- _Exercise aim_:
Take the lines from the head of the listing through the one bearing "44.3, 54.8, 56.5, 51.3, 42.8, 40.2]" and copy them exactly, leaving every picture out.

====================

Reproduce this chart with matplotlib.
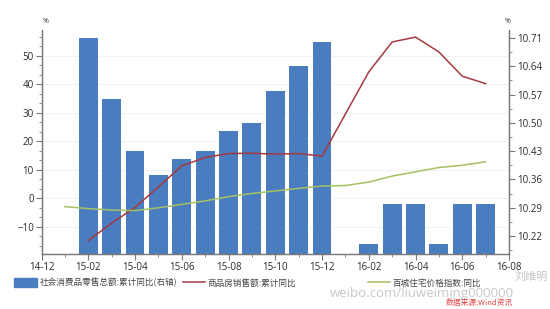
import matplotlib
matplotlib.use("Agg")
import matplotlib.pyplot as plt
from matplotlib.ticker import AutoMinorLocator, FixedLocator
from matplotlib.patches import Patch
from matplotlib.lines import Line2D
import numpy as np

plt.rcParams["font.family"] = ["Open Sans", "Noto Sans CJK SC", "DejaVu Sans"]

# month index 0 = 14-12 ... 20 = 16-08
tick_labels = ["14-12", "15-02", "15-04", "15-06", "15-08", "15-10",
               "15-12", "16-02", "16-04", "16-06", "16-08"]

# 社会消费品零售总额:累计同比 (right axis)
retail_months = [2, 3, 4, 5, 6, 7, 8, 9, 10, 11, 12, 14, 15, 16, 17, 18, 19]
retail_vals = [10.71, 10.56, 10.43, 10.37, 10.41, 10.43, 10.48, 10.50, 10.58,
               10.64, 10.70, 10.20, 10.30, 10.30, 10.20, 10.30, 10.30]

# 商品房销售额:累计同比 (left axis)
sales_months = [2, 3, 4, 5, 6, 7, 8, 9, 10, 11, 12, 14, 15, 16, 17, 18, 19]
sales_vals = [-14.8, -8.7, -3.2, 4.0, 11.4, 14.3, 15.7, 15.8, 15.5, 15.7, 14.8,
              44.3, 54.8, 56.5, 51.3, 42.8, 40.2]

# 百城住宅价格指数:同比 (left axis)
price_months = list(range(1, 20))
price_vals = [-2.9, -3.6, -4.1, -4.3, -3.3, -2.1, -0.9, 0.6, 1.7, 2.6, 3.5,
              4.3, 4.5, 5.7, 7.8, 9.3, 10.8, 11.6, 12.8]

BLUE = "#4a7dbf"
RED = "#a5393f"
GREEN = "#a6c064"
AXC = "#7a7a7a"

fig = plt.figure(figsize=(5.5, 3.09), dpi=100)
fig.patch.set_facecolor("white")
ax_bar = fig.add_axes([0.0755, 0.178, 0.85, 0.725])
ax = ax_bar.twinx()

# bars on right axis
r_lo, r_hi = 10.1755, 10.730
ax_bar.set_ylim(r_lo, r_hi)
ax_bar.bar(retail_months, np.array(retail_vals) - r_lo, bottom=r_lo,
           width=0.81, color=BLUE, zorder=2)
ax_bar.yaxis.tick_right()
ax_bar.yaxis.set_major_locator(FixedLocator(np.arange(10.22, 10.72, 0.07)))
ax_bar.yaxis.set_major_formatter(matplotlib.ticker.FormatStrFormatter("%.2f"))
ax_bar.yaxis.set_minor_locator(AutoMinorLocator(2))

# lines on left axis
ax.set_ylim(-19.5, 59)
ax.yaxis.tick_left()
ax.set_yticks(np.arange(-10, 51, 10))
ax.yaxis.set_minor_locator(AutoMinorLocator(3))
for v in np.arange(-10, 51, 10):
    ax_bar.axhline(r_lo + (v + 19.5) / 78.5 * (r_hi - r_lo), color="#f2f2f2",
                   lw=0.8, zorder=0)
ax.plot(sales_months, sales_vals, color=RED, lw=1.1)
ax.plot(price_months, price_vals, color=GREEN, lw=1.1)

ax_bar.set_xlim(0, 20)
ax_bar.set_xticks(range(0, 21, 2))
ax_bar.set_xticklabels(tick_labels)
ax_bar.xaxis.set_minor_locator(FixedLocator(range(1, 20, 2)))

for a in (ax, ax_bar):
    a.spines["top"].set_visible(False)
    for s in ("left", "right", "bottom"):
        a.spines[s].set_color(AXC)
        a.spines[s].set_linewidth(0.9)
    a.tick_params(which="both", color=AXC, labelsize=7, labelcolor="#2a2a2a",
                  pad=1.5)
    a.tick_params(which="major", length=4)
    a.tick_params(which="minor", length=2.5)

fig.text(0.077, 0.925, "%", fontsize=5, color="#333333")
fig.text(0.918, 0.925, "%", fontsize=5, color="#333333")

# legend entries placed one by one
leg_kw = dict(frameon=False, handlelength=2.6, handleheight=1.3,
              handletextpad=0.3, borderaxespad=0,
              prop={"family": ["Noto Sans CJK SC"], "size": 6.2})
entries = [
    (Patch(color=BLUE), "社会消费品零售总额:累计同比(右轴)", 0.02),
    (Line2D([], [], color=RED, lw=1.1), "商品房销售额:累计同比", 0.326),
    (Line2D([], [], color=GREEN, lw=1.1), "百城住宅价格指数:同比", 0.662),
]
for h, lab, x0 in entries:
    lg = fig.legend([h], [lab], loc="center left", bbox_to_anchor=(x0, 0.085),
                    **leg_kw)
    for t in lg.get_texts():
        t.set_color("#444444")

# watermark
fig.text(0.935, 0.095, "刘维明", fontsize=8, color="#c4c4c4",
         family=["Noto Sans CJK SC"])
fig.text(0.6, 0.038, "weibo.com/liuweiming000000", fontsize=9.5,
         color="#c8c8c8")
fig.text(0.81, 0.006, "数据来源:Wind资讯", fontsize=5.6, color="#e04848",
         style="italic", family=["Noto Sans CJK SC"], va="bottom")

fig.savefig("out.png", dpi=100)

====================

- _Response for this exercise_:
Reproduce this chart with matplotlib.
import matplotlib
matplotlib.use("Agg")
import matplotlib.pyplot as plt
from matplotlib.ticker import AutoMinorLocator, FixedLocator
from matplotlib.patches import Patch
from matplotlib.lines import Line2D
import numpy as np

plt.rcParams["font.family"] = ["Open Sans", "Noto Sans CJK SC", "DejaVu Sans"]

# month index 0 = 14-12 ... 20 = 16-08
tick_labels = ["14-12", "15-02", "15-04", "15-06", "15-08", "15-10",
               "15-12", "16-02", "16-04", "16-06", "16-08"]

# 社会消费品零售总额:累计同比 (right axis)
retail_months = [2, 3, 4, 5, 6, 7, 8, 9, 10, 11, 12, 14, 15, 16, 17, 18, 19]
retail_vals = [10.71, 10.56, 10.43, 10.37, 10.41, 10.43, 10.48, 10.50, 10.58,
               10.64, 10.70, 10.20, 10.30, 10.30, 10.20, 10.30, 10.30]

# 商品房销售额:累计同比 (left axis)
sales_months = [2, 3, 4, 5, 6, 7, 8, 9, 10, 11, 12, 14, 15, 16, 17, 18, 19]
sales_vals = [-14.8, -8.7, -3.2, 4.0, 11.4, 14.3, 15.7, 15.8, 15.5, 15.7, 14.8,
              44.3, 54.8, 56.5, 51.3, 42.8, 40.2]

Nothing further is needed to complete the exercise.